Choosing The Right Booster Seat and Restraint
How to Choose the Right Child Restraint and Booster Seat
If you’re ready to buy a new child restraint or booster seat for your car you really need to do your research before heading to the shop. The right child restraint or booster seat will depend on your child’s size and age.
Photo credit: Jim Champion
Choose the correct child restraint based on the age of your child.
Any child aged under 6 months needs to wear a properly fastened and adjusted, approved rearward facing child restraint.
A child aged 6 months to 4 years old needs to wear a properly fastened and adjusted, approved rearward or forward facing child restraint with an in-built harness.
A child aged 4 years to 7 years old needs to wear a properly fastened and adjusted, approved forward facing child restraint with in-built harness. Or alternatively, an approved booster seat with a properly fastened and adjusted seatbelt or child safety harness.
It is always safest to keep your child in a child restraint or booster seat for as long as possible, depending on their size.
Choose the correct child restraint based on the weight of your child.
While you should choose the correct child restraint based on the age of the child, in some cases you may need to choose based on weight. A child who is too heavy for the restraint recommended for their age will need to use a car seat for the next age category.
· 9kg-12kg – Rear facing child restraint with in-built harness
· Max. 18kg – Approved child restraint with in-built harness
· Max. 26kg – Approved booster seat (child safety harness optional)
Photo credit: 信心謙怡
Make sure to fit the child restraint properly.
Not only do you need to ensure that you choose the correct child restraint for your child’s safety, you also need to make sure to fit it to your car properly. The first step, is to always read the installation instructions included with the car seat. Many surveys have shown that a significant proportion of car seats are not properly installed, risking the safety of the child. According to Raising Children, approximately 70% of child restraints are not properly installed.

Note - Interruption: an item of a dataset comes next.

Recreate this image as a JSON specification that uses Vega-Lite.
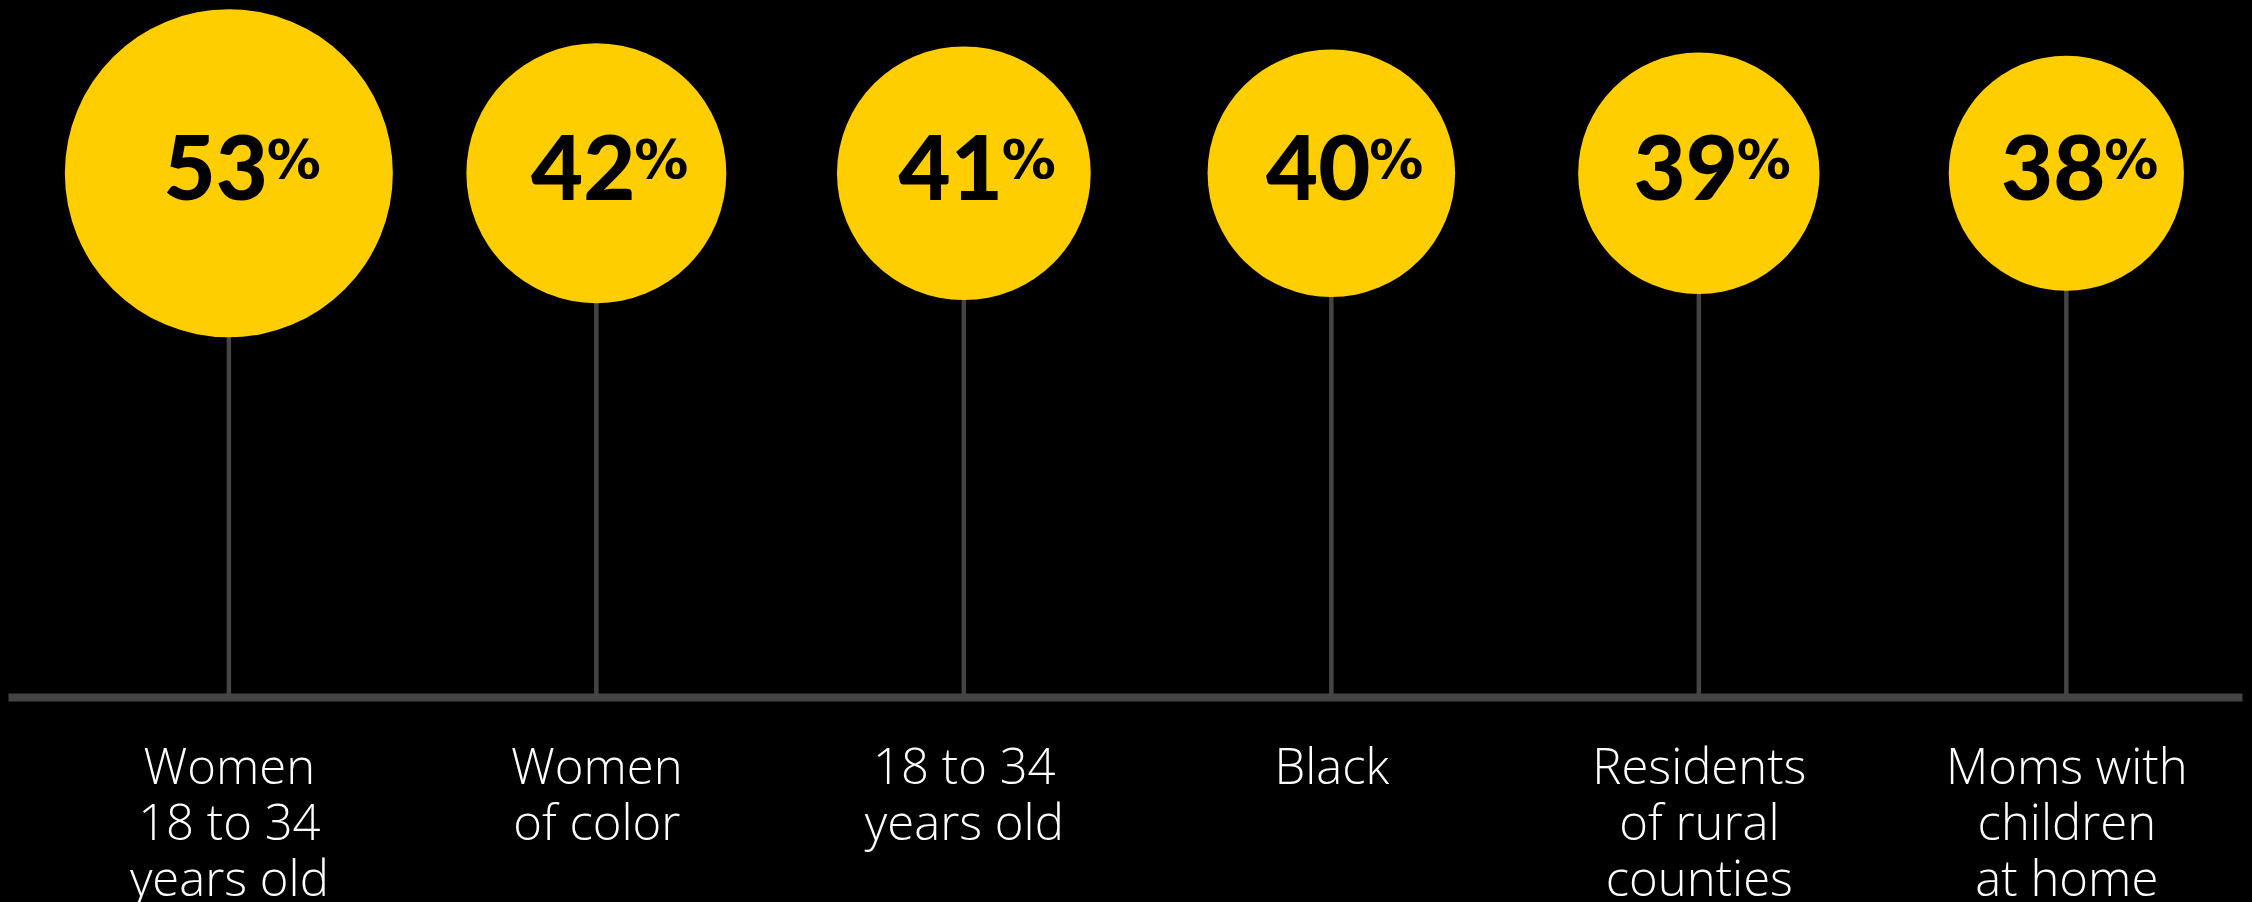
{
  "$schema": "https://vega.github.io/schema/vega-lite/v6.json",
  "width": 2234,
  "height": 697,
  "padding": {"left": 8, "top": 0, "right": 10, "bottom": 205},
  "autosize": {"type": "none"},
  "background": "#000000",
  "config": {"view": {"stroke": null}},
  "data": {
    "values": [
      {"group": "Women\n18 to 34\nyears old", "pct": 53},
      {"group": "Women\nof color", "pct": 42},
      {"group": "18 to 34\nyears old", "pct": 41},
      {"group": "Black", "pct": 40},
      {"group": "Residents\nof rural\ncounties", "pct": 39},
      {"group": "Moms with\nchildren\nat home", "pct": 38}
    ]
  },
  "encoding": {
    "x": {
      "field": "group",
      "type": "nominal",
      "sort": null,
      "scale": {"type": "point", "padding": 0.5395, "align": 0.557},
      "axis": {
        "title": null,
        "grid": false,
        "ticks": false,
        "tickSize": 0,
        "domain": true,
        "domainColor": "#444444",
        "domainWidth": 8,
        "labelAngle": 0,
        "labelAlign": "center",
        "labelBaseline": "top",
        "labelPadding": 47,
        "labelFont": "Open Sans",
        "labelFontWeight": 300,
        "labelFontSize": 49,
        "labelLineHeight": 56,
        "labelColor": "#ffffff",
        "labelLimit": 0,
        "labelOverlap": false,
        "labelExpr": "split(datum.label, '\\n')"
      }
    }
  },
  "layer": [
    {
      "mark": {"type": "rule", "color": "#444444", "strokeWidth": 4.5},
      "encoding": {
        "y": {"datum": 526, "type": "quantitative", "scale": {"domain": [0, 697]}, "axis": null},
        "y2": {"datum": 0}
      }
    },
    {
      "mark": {"type": "circle", "color": "#FFCE00", "opacity": 1, "strokeWidth": 0},
      "encoding": {
        "y": {"datum": 526, "type": "quantitative", "axis": null},
        "size": {
          "field": "pct",
          "type": "quantitative",
          "scale": {"type": "pow", "exponent": 2, "domain": [0, 53], "range": [0, 107584]},
          "legend": null
        }
      }
    },
    {
      "mark": {"type": "text", "align": "right", "baseline": "alphabetic", "dx": 39, "dy": 27, "font": "Lato", "fontWeight": 900, "fontSize": 90, "color": "#000000"},
      "encoding": {
        "y": {"datum": 526, "type": "quantitative", "axis": null},
        "text": {"field": "pct", "type": "quantitative"}
      }
    },
    {
      "mark": {"type": "text", "text": "%", "align": "left", "baseline": "alphabetic", "dx": 38, "dy": 5, "font": "DejaVu Sans", "fontWeight": "bold", "fontSize": 54, "color": "#000000"},
      "encoding": {
        "y": {"datum": 526, "type": "quantitative", "axis": null}
      }
    }
  ]
}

While all restraints have commonalities, they all differ slightly in how to install them properly in your car. If you have an older car or you’re in the market for a new car you may find that your vehicle doesn’t have the necessary anchor points needed for a safe installation. This doesn’t mean you need to buy a different car seat or a new car. Additional anchor points can be fitted into your old car.
Additionally, if you’re still unsure about proper installation of your car seat and you want to ensure your child’s safety, you can choose to get a professional installation.
Never buy a second-hand child car restraint.
While money is often an issue when buying a child car seat you should still steer clear of buying a used or second-hand car seat. Unless you know the car restraint’s full history and know the seller well, you should always buy new to ensure the seat meets the required safety standards and is not damaged.